[begin INFORMATION PROVIDED]

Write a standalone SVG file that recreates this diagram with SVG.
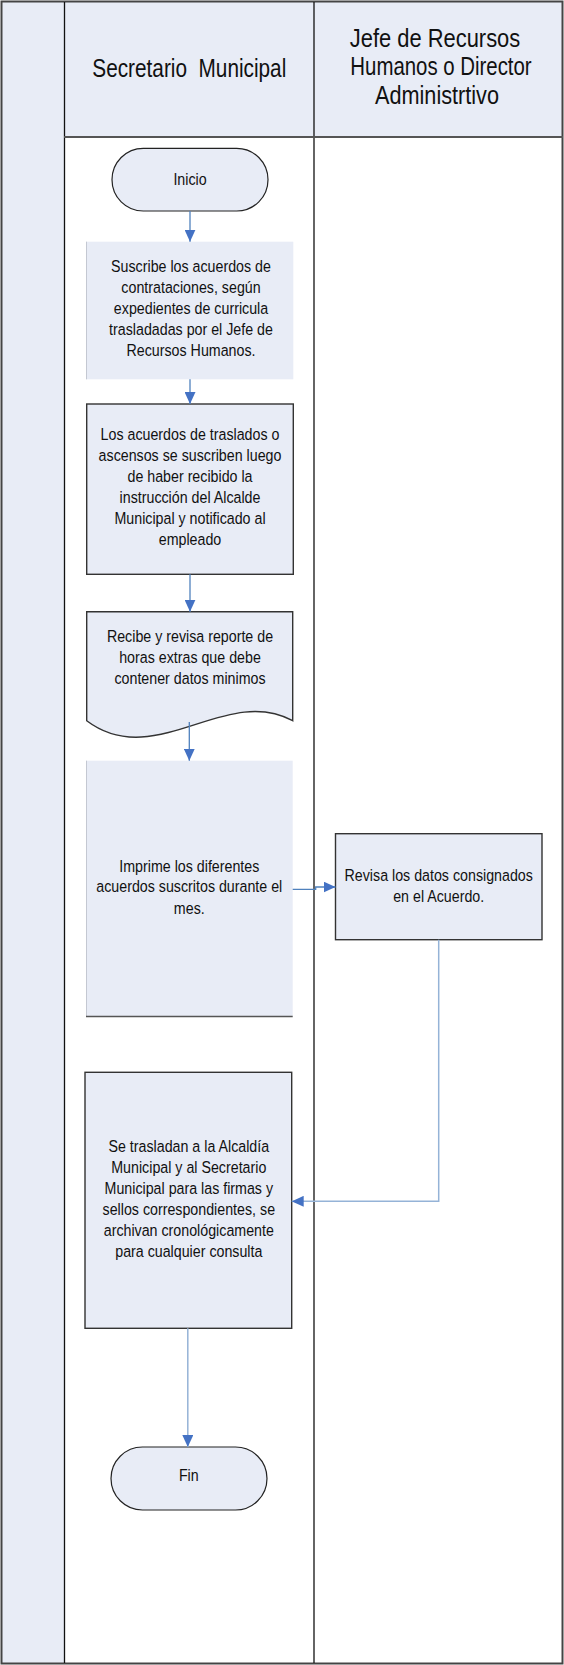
<svg xmlns="http://www.w3.org/2000/svg" width="564" height="1665" viewBox="0 0 564 1665">
<style>
.t{font-family:"Liberation Sans",Arial,sans-serif;font-size:17px;fill:#111;text-anchor:middle}
.h{font-family:"Liberation Sans",Arial,sans-serif;font-size:25.5px;fill:#111;text-anchor:middle}
.fill{fill:#E8ECF6}
.node{fill:#E8ECF6;stroke:#333;stroke-width:1.4}
.term{fill:#E8ECF6;stroke:#222;stroke-width:1.2}
.c1{fill:none;stroke:#4F81BD;stroke-width:1.3}
.c2{fill:none;stroke:#95B3D7;stroke-width:1.5}
</style>
<defs>
<marker id="ah" markerUnits="userSpaceOnUse" markerWidth="12" markerHeight="11" refX="12" refY="5.5" orient="auto">
<path d="M0,0 L12,5.5 L0,11 z" fill="#4472C4"/>
</marker>
</defs>
<g id="swimlanes">
<rect x="0" y="0" width="564" height="1665" fill="#fff"/>
<rect class="fill" x="2" y="2" width="62" height="1661"/>
<rect class="fill" x="64" y="2" width="498" height="135"/>
<rect x="1.5" y="1.5" width="561" height="1662" fill="none" stroke="#444" stroke-width="2"/>
<line x1="64.5" y1="2" x2="64.5" y2="1663" stroke="#111" stroke-width="1.3"/>
<line x1="314" y1="2" x2="314" y2="1663" stroke="#111" stroke-width="1.3"/>
<line x1="64" y1="137" x2="563" y2="137" stroke="#555" stroke-width="2"/>
<g transform="translate(189.3 0) scale(0.815 1)"><text class="h" x="0" y="77" xml:space="preserve">Secretario  Municipal</text></g>
<g transform="translate(435 0) scale(0.86 1)"><text class="h" x="0" y="47.5">Jefe de Recursos</text></g>
<g transform="translate(441 0) scale(0.80 1)"><text class="h" x="0" y="75.5">Humanos o Director</text></g>
<g transform="translate(437 0) scale(0.85 1)"><text class="h" x="0" y="104">Administrtivo</text></g>
</g>
<g id="inicio">
<rect class="term" x="112" y="148.3" width="156" height="62.7" rx="31.3"/>
<g transform="translate(190 0) scale(0.838 1)"><text class="t" x="0" y="185">Inicio</text></g>
</g>
<g id="suscribe">
<rect class="fill" x="86" y="241.7" width="207.3" height="137.6"/>
<line x1="86.5" y1="241.7" x2="86.5" y2="379.3" stroke="#c4c8d2" stroke-width="1"/>
<g transform="translate(191 0) scale(0.838 1)">
<text class="t" x="0" y="272.3">Suscribe los acuerdos de</text>
<text class="t" x="0" y="293.3">contrataciones, según</text>
<text class="t" x="0" y="314.2">expedientes de curricula</text>
<text class="t" x="0" y="335.1">trasladadas por el Jefe de</text>
<text class="t" x="0" y="356">Recursos Humanos.</text>
</g>
</g>
<g id="traslados">
<rect class="node" x="86.7" y="404" width="206.6" height="170.3"/>
<g transform="translate(190 0) scale(0.838 1)">
<text class="t" x="0" y="440">Los acuerdos de traslados o</text>
<text class="t" x="0" y="461">ascensos se suscriben luego</text>
<text class="t" x="0" y="482">de haber recibido la</text>
<text class="t" x="0" y="503">instrucción del Alcalde</text>
<text class="t" x="0" y="523.8">Municipal y notificado al</text>
<text class="t" x="0" y="545">empleado</text>
</g>
</g>
<g id="reporte">
<path class="node" d="M86.7,611.7 H292.7 V720.7 C225,684 155,772 86.7,720.7 Z"/>
<g transform="translate(190 0) scale(0.838 1)">
<text class="t" x="0" y="642.5">Recibe y revisa reporte de</text>
<text class="t" x="0" y="663.3">horas extras que debe</text>
<text class="t" x="0" y="684">contener datos minimos</text>
</g>
</g>
<g id="imprime">
<rect class="fill" x="86" y="760.7" width="206.7" height="256"/>
<line x1="86.5" y1="760.7" x2="86.5" y2="1016.7" stroke="#c4c8d2" stroke-width="1"/>
<line x1="86" y1="1016.5" x2="292.7" y2="1016.5" stroke="#555" stroke-width="1.3"/>
<g transform="translate(189.3 0) scale(0.838 1)">
<text class="t" x="0" y="871.7">Imprime los diferentes</text>
<text class="t" x="0" y="892.4">acuerdos suscritos durante el</text>
<text class="t" x="0" y="914">mes.</text>
</g>
</g>
<g id="revisa">
<rect class="node" x="335.5" y="833.7" width="206.5" height="106" stroke-width="1.6"/>
<g transform="translate(438.7 0) scale(0.838 1)">
<text class="t" x="0" y="880.7">Revisa los datos consignados</text>
<text class="t" x="0" y="902.3">en el Acuerdo.</text>
</g>
</g>
<g id="trasladan">
<rect class="node" x="85" y="1072.3" width="206.7" height="256"/>
<g transform="translate(188.8 0) scale(0.838 1)">
<text class="t" x="0" y="1152.3">Se trasladan a la Alcaldía</text>
<text class="t" x="0" y="1173.3">Municipal y al Secretario</text>
<text class="t" x="0" y="1194.2">Municipal para las firmas y</text>
<text class="t" x="0" y="1215.1">sellos correspondientes, se</text>
<text class="t" x="0" y="1236.1">archivan cronológicamente</text>
<text class="t" x="0" y="1257.2">para cualquier consulta</text>
</g>
</g>
<g id="fin">
<rect class="term" x="111" y="1447" width="156" height="63" rx="31.5"/>
<g transform="translate(188.8 0) scale(0.838 1)"><text class="t" x="0" y="1481">Fin</text></g>
</g>
<g id="connectors">
<path class="c1" d="M190,211 V241.7" marker-end="url(#ah)"/>
<path class="c1" d="M190,379.3 V404" marker-end="url(#ah)"/>
<path class="c1" d="M190,574.3 V611.7" marker-end="url(#ah)"/>
<path class="c1" d="M189.3,722 V760.7" marker-end="url(#ah)"/>
<path class="c1" d="M292.7,889.3 H315.7 V887 H335.5" marker-end="url(#ah)"/>
<path class="c2" d="M438.7,939.7 V1201.3 H291.7" marker-end="url(#ah)"/>
<path class="c2" d="M187.8,1328.3 V1447" marker-end="url(#ah)"/>
</g>
</svg>
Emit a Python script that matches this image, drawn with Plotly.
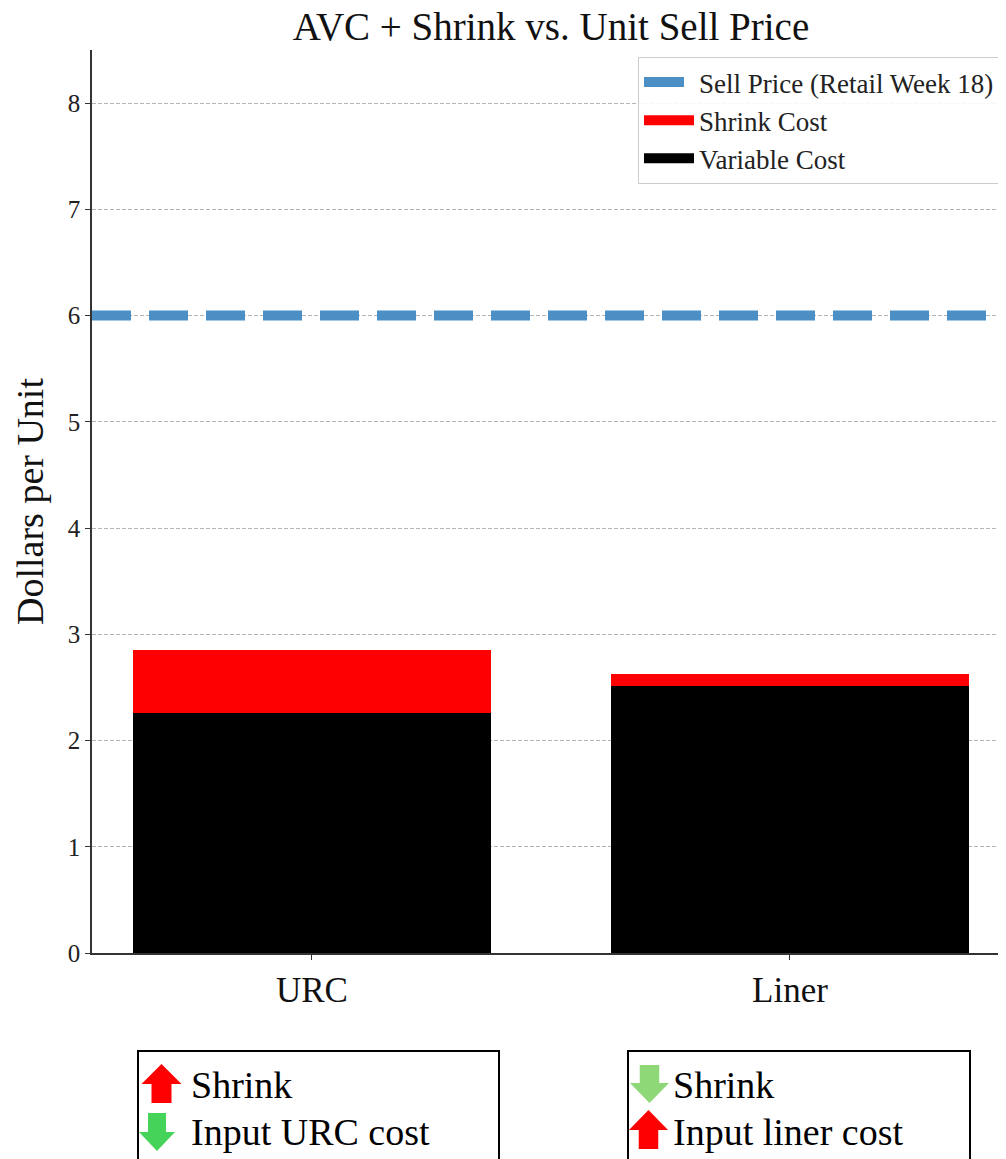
import plotly.graph_objects as go

# ---------------- data ----------------
categories = ["URC", "Liner"]
variable_cost = [2.26, 2.51]
shrink_cost = [0.59, 0.12]
sell_price = [6.0]
y_ticks = [0, 1, 2, 3, 4, 5, 6, 7, 8]
left_box_lines = ["Shrink", "Input URC cost"]
right_box_lines = ["Shrink", "Input liner cost"]

FONT = "Liberation Serif"
OFF = 8  # page body margin; reference pixel coords are shifted by this
W, H = 1006 - OFF, 1159 - OFF
L, T = 92 - OFF, 50 - OFF
PW, PH = 914, 903
R = W - L - PW
B = H - T - PH
X_RANGE = [-0.46, 1.452]
Y_RANGE = [0, 8.5]

C_VAR, C_SHRINK, C_SELL = "black", "#ff0000", "#4b8fc4"


def px(x):
    # reference pixel x -> paper
    return (x - OFF - L) / PW


def py(y):
    # reference pixel y -> paper
    return (T + PH - (y - OFF)) / PH


xpos = list(range(len(categories)))

fig = go.Figure()
fig.add_trace(go.Bar(
    x=xpos, y=variable_cost, width=0.75, name="Variable Cost",
    marker=dict(color=C_VAR, line=dict(width=0)), showlegend=False,
))
fig.add_trace(go.Bar(
    x=xpos, y=shrink_cost, width=0.75, name="Shrink Cost",
    marker=dict(color=C_SHRINK, line=dict(width=0)), showlegend=False,
))
fig.add_trace(go.Scatter(
    x=X_RANGE, y=sell_price * 2, mode="lines", name="Sell Price (Retail Week 18)",
    line=dict(color=C_SELL, width=10, dash="39px,18px"), showlegend=False,
))

# legend entries (patch-style, like the reference legend)
legend_items = [
    ("Sell Price (Retail Week 18)", C_SELL, 10, "40px,200px"),
    ("Shrink Cost", C_SHRINK, 19, "solid"),
    ("Variable Cost", C_VAR, 19, "solid"),
]
for i, (name, color, lw, dash) in enumerate(legend_items):
    fig.add_trace(go.Scatter(
        x=[None], y=[None], mode="lines", name=name,
        line=dict(color=color, width=lw, dash=dash),
        legendrank=i + 1, legendgroup=f"g{i}", hoverinfo="skip",
    ))

shapes = []
annotations = []


def add_box(x0, x1, y0, y1):
    shapes.append(dict(type="rect", xref="paper", yref="paper",
                       x0=px(x0), x1=px(x1), y0=py(y0), y1=py(y1),
                       line=dict(color="black", width=2), fillcolor="rgba(0,0,0,0)"))


def add_arrow(cx, top, bottom, head_w, head_len, up, color):
    hw = head_w / 2
    sw = head_w / 4
    if up:
        pts = [(cx, top), (cx + hw, top + head_len), (cx + sw, top + head_len),
               (cx + sw, bottom), (cx - sw, bottom), (cx - sw, top + head_len),
               (cx - hw, top + head_len)]
    else:
        pts = [(cx, bottom), (cx + hw, bottom - head_len), (cx + sw, bottom - head_len),
               (cx + sw, top), (cx - sw, top), (cx - sw, bottom - head_len),
               (cx - hw, bottom - head_len)]
    path = "M " + " L ".join(f"{px(a):.5f},{py(b):.5f}" for a, b in pts) + " Z"
    shapes.append(dict(type="path", xref="paper", yref="paper", path=path,
                       fillcolor=color, line=dict(width=0)))


def add_text(x, y, s):
    annotations.append(dict(xref="paper", yref="paper", x=px(x), y=py(y),
                            xanchor="left", yanchor="middle", text=s, showarrow=False,
                            font=dict(family=FONT, size=38, color="black")))


# left box
add_box(138, 499, 1051, 1180)
add_arrow(161.5, 1064, 1103, 40, 20, True, "#ff0000")
add_arrow(157, 1113, 1151, 36, 19, False, "#46d35a")
add_text(189, 1085, left_box_lines[0])
add_text(189, 1132, left_box_lines[1])
# right box
add_box(628, 970, 1051, 1180)
add_arrow(649.5, 1065, 1103, 39, 20, False, "#8fd878")
add_arrow(648.5, 1110, 1149, 39, 20, True, "#ff0000")
add_text(671, 1085, right_box_lines[0])
add_text(671, 1132, right_box_lines[1])

fig.update_layout(
    width=W, height=H,
    margin=dict(l=L, r=R, t=T, b=B, pad=0),
    paper_bgcolor="white", plot_bgcolor="white",
    barmode="stack",
    font=dict(family=FONT, color="#222"),
    title=dict(text="AVC + Shrink vs. Unit Sell Price", x=px(551), xanchor="center",
               y=1 - (26 - OFF) / H, yanchor="middle", xref="paper",
               font=dict(family=FONT, size=39, color="#111")),
    xaxis=dict(range=X_RANGE, tickvals=xpos, ticktext=categories, showgrid=False,
               zeroline=False, showline=True, linecolor="#333", linewidth=1.5,
               ticks="outside", ticklen=5, tickcolor="#333",
               tickfont=dict(family=FONT, size=35, color="#111")),
    yaxis=dict(range=Y_RANGE, tickvals=y_ticks, showgrid=True, gridcolor="#b5b5b5",
               gridwidth=1, griddash="4px,2px", zeroline=False, showline=True,
               linecolor="#333", linewidth=1.5, ticks="outside", ticklen=5,
               tickcolor="#333", tickfont=dict(family=FONT, size=25, color="#222"),
               title=dict(text="Dollars per Unit", standoff=12,
                          font=dict(family=FONT, size=38, color="#111"))),
    legend=dict(x=px(1000), xanchor="right", y=py(57), yanchor="top",
                traceorder="normal", bordercolor="#cccccc", borderwidth=1,
                bgcolor="rgba(255,255,255,0.9)", tracegroupgap=2, itemwidth=50,
                font=dict(family=FONT, size=27, color="#222")),
    shapes=shapes, annotations=annotations,
)

fig.write_html("out.html")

[end INFORMATION PROVIDED]

WHAT IS ASKED: Both the line containing "Emit a Python" and the line containing "xpos = list(range(len(categories)))" belong in the copy, along with every line between them. Reproduce that stretch exactly, without the pictures.

ANSWER FOR THE TASK:
Emit a Python script that matches this image, drawn with Plotly.
import plotly.graph_objects as go

# ---------------- data ----------------
categories = ["URC", "Liner"]
variable_cost = [2.26, 2.51]
shrink_cost = [0.59, 0.12]
sell_price = [6.0]
y_ticks = [0, 1, 2, 3, 4, 5, 6, 7, 8]
left_box_lines = ["Shrink", "Input URC cost"]
right_box_lines = ["Shrink", "Input liner cost"]

FONT = "Liberation Serif"
OFF = 8  # page body margin; reference pixel coords are shifted by this
W, H = 1006 - OFF, 1159 - OFF
L, T = 92 - OFF, 50 - OFF
PW, PH = 914, 903
R = W - L - PW
B = H - T - PH
X_RANGE = [-0.46, 1.452]
Y_RANGE = [0, 8.5]

C_VAR, C_SHRINK, C_SELL = "black", "#ff0000", "#4b8fc4"


def px(x):
    # reference pixel x -> paper
    return (x - OFF - L) / PW


def py(y):
    # reference pixel y -> paper
    return (T + PH - (y - OFF)) / PH


xpos = list(range(len(categories)))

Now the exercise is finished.